▽

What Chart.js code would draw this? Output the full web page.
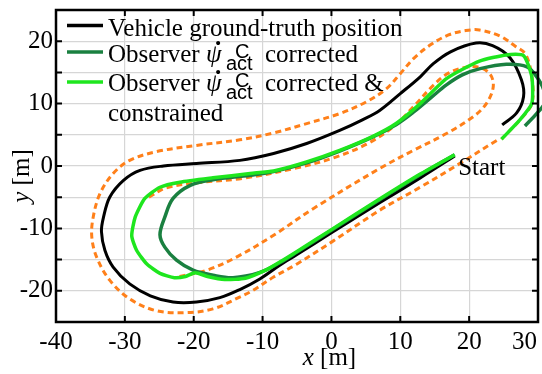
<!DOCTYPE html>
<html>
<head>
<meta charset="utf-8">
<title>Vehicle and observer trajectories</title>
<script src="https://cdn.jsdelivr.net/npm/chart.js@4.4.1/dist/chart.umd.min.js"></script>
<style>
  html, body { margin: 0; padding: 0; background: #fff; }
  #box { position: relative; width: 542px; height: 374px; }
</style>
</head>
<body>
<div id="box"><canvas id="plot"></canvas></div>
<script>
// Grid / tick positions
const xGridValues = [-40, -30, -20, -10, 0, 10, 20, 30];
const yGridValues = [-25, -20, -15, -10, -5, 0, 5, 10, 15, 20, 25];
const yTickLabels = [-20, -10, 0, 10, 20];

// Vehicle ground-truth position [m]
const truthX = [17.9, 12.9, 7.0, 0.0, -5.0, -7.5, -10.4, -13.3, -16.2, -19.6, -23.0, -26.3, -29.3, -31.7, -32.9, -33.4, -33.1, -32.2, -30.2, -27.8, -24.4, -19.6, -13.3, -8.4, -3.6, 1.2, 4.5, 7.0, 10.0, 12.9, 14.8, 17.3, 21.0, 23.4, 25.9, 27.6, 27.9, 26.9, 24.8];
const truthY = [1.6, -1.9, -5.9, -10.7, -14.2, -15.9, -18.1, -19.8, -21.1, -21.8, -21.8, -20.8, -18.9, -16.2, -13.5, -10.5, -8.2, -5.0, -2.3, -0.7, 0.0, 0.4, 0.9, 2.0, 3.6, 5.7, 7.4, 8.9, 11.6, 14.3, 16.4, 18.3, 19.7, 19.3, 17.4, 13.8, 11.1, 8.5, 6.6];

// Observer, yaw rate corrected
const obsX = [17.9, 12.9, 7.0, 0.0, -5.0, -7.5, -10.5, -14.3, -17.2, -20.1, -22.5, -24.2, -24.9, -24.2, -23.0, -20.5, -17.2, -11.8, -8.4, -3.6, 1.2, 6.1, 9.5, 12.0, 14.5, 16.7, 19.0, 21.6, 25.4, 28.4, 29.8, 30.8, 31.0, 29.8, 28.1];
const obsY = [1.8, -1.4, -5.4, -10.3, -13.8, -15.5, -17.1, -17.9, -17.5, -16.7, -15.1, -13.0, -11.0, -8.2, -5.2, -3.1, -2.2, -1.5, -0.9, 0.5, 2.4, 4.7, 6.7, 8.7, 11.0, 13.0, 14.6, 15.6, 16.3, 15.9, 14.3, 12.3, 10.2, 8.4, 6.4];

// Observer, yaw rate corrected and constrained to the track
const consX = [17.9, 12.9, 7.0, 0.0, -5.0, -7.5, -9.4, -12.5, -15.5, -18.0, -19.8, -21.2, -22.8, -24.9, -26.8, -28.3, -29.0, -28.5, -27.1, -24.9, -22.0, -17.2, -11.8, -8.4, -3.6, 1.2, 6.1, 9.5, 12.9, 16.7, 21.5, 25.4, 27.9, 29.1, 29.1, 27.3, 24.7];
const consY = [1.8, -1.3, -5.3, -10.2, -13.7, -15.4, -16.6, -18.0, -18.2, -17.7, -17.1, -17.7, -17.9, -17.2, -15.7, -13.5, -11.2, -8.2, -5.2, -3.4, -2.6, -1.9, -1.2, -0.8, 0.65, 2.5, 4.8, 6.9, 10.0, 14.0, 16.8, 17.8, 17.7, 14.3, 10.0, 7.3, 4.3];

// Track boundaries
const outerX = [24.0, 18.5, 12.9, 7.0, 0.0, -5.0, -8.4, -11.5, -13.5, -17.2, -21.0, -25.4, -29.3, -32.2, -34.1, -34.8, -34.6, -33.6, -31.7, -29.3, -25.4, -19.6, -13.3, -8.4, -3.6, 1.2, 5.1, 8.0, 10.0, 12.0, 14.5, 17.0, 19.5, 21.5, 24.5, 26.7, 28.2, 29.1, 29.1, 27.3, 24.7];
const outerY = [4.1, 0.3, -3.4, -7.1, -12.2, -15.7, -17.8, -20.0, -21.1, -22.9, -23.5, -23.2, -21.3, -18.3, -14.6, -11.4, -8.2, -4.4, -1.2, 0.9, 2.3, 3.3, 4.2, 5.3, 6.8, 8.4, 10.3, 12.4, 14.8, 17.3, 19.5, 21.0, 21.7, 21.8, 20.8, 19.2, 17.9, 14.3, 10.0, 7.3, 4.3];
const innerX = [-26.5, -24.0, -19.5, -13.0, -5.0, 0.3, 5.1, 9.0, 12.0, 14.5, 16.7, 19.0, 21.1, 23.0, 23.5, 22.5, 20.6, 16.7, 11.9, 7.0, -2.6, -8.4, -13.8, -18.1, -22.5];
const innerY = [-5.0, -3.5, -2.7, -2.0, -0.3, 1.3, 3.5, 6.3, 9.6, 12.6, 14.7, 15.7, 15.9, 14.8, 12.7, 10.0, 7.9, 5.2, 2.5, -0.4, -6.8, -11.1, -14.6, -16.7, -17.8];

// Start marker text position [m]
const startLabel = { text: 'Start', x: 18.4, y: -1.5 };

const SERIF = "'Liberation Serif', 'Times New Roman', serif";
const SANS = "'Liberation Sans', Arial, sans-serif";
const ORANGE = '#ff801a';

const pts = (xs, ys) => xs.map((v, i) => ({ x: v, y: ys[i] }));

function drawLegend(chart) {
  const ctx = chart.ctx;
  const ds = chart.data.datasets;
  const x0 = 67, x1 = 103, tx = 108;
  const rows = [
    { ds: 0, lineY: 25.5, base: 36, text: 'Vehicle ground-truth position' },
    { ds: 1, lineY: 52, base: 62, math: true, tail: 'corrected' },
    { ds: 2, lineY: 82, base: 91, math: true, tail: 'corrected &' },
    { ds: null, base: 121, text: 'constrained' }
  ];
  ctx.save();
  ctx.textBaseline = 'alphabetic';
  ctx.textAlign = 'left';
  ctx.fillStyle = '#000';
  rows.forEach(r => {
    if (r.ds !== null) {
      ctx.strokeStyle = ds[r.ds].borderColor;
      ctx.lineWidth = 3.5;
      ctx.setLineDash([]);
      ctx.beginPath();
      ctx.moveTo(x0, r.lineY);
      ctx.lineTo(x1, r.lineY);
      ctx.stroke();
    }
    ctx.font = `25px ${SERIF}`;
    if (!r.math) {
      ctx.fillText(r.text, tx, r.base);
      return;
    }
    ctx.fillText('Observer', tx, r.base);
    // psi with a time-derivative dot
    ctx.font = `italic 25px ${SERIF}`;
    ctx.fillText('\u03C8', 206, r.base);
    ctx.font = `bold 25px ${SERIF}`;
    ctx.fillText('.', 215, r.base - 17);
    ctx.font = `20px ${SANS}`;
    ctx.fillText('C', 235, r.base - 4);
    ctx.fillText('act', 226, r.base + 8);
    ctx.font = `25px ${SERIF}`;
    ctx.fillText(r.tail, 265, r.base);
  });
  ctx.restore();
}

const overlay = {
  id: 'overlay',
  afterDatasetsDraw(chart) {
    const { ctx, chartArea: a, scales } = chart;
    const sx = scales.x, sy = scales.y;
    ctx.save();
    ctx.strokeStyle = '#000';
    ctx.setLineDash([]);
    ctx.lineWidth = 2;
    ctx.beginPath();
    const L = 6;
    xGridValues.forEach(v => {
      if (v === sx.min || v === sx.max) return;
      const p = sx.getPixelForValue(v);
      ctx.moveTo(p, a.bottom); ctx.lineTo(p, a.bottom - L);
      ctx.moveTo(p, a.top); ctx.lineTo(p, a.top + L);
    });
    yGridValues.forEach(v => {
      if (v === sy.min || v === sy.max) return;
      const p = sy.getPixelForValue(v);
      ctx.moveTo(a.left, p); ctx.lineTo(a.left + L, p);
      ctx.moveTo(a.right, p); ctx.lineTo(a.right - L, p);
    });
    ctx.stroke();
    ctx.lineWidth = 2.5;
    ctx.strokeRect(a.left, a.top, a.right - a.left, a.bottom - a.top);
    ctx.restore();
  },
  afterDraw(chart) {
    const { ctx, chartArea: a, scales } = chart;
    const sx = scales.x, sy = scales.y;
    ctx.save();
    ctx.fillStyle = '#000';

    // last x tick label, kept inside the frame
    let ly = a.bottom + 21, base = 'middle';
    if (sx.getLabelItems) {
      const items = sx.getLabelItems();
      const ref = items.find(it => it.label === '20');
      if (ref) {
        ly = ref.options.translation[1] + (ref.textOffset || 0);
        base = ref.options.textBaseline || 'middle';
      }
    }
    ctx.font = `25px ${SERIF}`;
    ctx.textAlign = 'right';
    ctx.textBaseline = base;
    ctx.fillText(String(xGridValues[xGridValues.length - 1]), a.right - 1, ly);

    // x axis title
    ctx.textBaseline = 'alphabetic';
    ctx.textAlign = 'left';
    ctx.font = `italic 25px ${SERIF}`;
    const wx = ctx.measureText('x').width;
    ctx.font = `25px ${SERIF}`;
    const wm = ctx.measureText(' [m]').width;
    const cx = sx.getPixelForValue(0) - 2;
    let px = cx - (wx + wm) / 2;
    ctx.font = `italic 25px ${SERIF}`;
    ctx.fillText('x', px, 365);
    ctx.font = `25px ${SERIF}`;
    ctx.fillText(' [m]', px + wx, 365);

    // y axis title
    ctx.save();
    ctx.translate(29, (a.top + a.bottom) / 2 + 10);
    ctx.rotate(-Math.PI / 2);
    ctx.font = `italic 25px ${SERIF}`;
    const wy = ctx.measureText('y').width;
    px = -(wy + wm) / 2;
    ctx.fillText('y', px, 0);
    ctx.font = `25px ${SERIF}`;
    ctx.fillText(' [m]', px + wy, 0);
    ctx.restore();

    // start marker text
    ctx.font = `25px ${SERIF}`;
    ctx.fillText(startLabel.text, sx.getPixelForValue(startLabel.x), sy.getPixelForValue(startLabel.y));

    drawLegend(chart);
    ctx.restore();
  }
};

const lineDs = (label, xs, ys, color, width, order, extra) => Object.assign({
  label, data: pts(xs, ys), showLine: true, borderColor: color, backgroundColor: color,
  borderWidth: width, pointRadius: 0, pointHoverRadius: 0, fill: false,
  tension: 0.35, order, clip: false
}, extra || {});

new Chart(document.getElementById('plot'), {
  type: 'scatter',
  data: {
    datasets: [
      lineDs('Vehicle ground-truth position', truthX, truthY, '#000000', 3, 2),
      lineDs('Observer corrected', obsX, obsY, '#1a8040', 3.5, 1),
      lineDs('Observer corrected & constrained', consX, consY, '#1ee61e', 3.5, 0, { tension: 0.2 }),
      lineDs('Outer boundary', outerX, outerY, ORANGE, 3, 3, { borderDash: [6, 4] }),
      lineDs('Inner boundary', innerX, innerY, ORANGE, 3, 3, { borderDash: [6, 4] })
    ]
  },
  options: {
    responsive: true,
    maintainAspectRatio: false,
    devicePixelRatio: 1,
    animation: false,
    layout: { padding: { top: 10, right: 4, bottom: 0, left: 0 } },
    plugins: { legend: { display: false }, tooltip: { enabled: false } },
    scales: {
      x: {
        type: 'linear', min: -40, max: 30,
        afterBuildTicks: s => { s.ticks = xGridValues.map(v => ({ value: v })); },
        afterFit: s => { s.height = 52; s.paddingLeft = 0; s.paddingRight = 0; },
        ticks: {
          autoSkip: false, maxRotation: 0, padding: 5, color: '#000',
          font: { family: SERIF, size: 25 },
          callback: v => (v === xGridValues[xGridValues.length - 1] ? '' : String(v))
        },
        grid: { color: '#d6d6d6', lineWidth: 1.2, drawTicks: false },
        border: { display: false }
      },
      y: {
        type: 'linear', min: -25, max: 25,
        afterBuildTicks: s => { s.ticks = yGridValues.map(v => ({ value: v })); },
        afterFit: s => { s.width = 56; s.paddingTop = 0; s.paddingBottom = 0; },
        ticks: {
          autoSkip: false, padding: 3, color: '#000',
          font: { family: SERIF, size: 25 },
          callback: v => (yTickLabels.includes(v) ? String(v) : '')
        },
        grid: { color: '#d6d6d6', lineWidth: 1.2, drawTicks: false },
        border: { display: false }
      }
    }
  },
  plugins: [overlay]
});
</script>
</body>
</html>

△

- [PROMPT]
From the first line of the listing above, repeat every line through the one holding "11.1, 8.5, 6.6];". Both ends count, and pictures stay out.

- [OUTPUT OF THE TASK]
What Chart.js code would draw this? Output the full web page.
<!DOCTYPE html>
<html>
<head>
<meta charset="utf-8">
<title>Vehicle and observer trajectories</title>
<script src="https://cdn.jsdelivr.net/npm/chart.js@4.4.1/dist/chart.umd.min.js"></script>
<style>
  html, body { margin: 0; padding: 0; background: #fff; }
  #box { position: relative; width: 542px; height: 374px; }
</style>
</head>
<body>
<div id="box"><canvas id="plot"></canvas></div>
<script>
// Grid / tick positions
const xGridValues = [-40, -30, -20, -10, 0, 10, 20, 30];
const yGridValues = [-25, -20, -15, -10, -5, 0, 5, 10, 15, 20, 25];
const yTickLabels = [-20, -10, 0, 10, 20];

// Vehicle ground-truth position [m]
const truthX = [17.9, 12.9, 7.0, 0.0, -5.0, -7.5, -10.4, -13.3, -16.2, -19.6, -23.0, -26.3, -29.3, -31.7, -32.9, -33.4, -33.1, -32.2, -30.2, -27.8, -24.4, -19.6, -13.3, -8.4, -3.6, 1.2, 4.5, 7.0, 10.0, 12.9, 14.8, 17.3, 21.0, 23.4, 25.9, 27.6, 27.9, 26.9, 24.8];
const truthY = [1.6, -1.9, -5.9, -10.7, -14.2, -15.9, -18.1, -19.8, -21.1, -21.8, -21.8, -20.8, -18.9, -16.2, -13.5, -10.5, -8.2, -5.0, -2.3, -0.7, 0.0, 0.4, 0.9, 2.0, 3.6, 5.7, 7.4, 8.9, 11.6, 14.3, 16.4, 18.3, 19.7, 19.3, 17.4, 13.8, 11.1, 8.5, 6.6];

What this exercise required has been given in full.